Mason earned his first victory since Nov. 3 when he faced 55 shots in a win over Florida.

He stopped 25 shots for the seventh win of the season.

“There was a little bit of everything in that one,” Mason said. “The Islanders work hard, but we’ve been in this situation before. In the third period, we had our best period.”

PA Parenteau scored with 1:16 remaining on a 6-on-4, with the Thrashers short-handed and DiPietro on the bench for the final margin.

The Islanders took a 2-0 lead on goals by Matt Martin and Matt Moulson, both coming off crazy bounces off the boards and glass.

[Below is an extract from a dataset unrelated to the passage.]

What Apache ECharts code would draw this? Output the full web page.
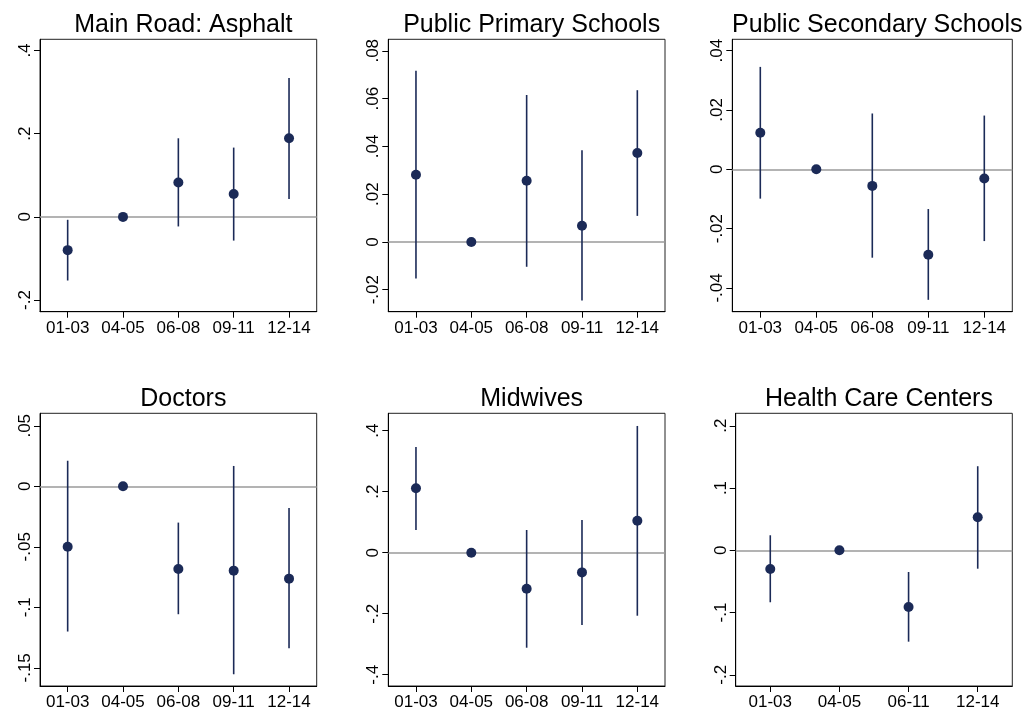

The Thrashers started the opening period short-handed. Nik Antropov was called for a double minor for high-sticking five minutes into the game. The Thrashers killed off 3:45 of the penalty when Rich Peverley was called for boarding, giving the Islanders a 5-on-3 advantage for 1:15. When it was all said and done, the game remained scoreless and the Islanders had a total of two shots in the six minutes of power-play time.

The Thrashers made it a one-goal game going into the final period on Anthony Stewart’s goal with 1:59 remaining in the second period. Sopel carried the puck into the Thrashers offensive zone, went around the net and finally slid a pass that Stewart knocked into the net for his eighth goal of the season.

“You steal a game here or there that maybe you don’t quite deserve,” Ramsay said. “Somebody saves you, whether it’s offensively or the goalie.”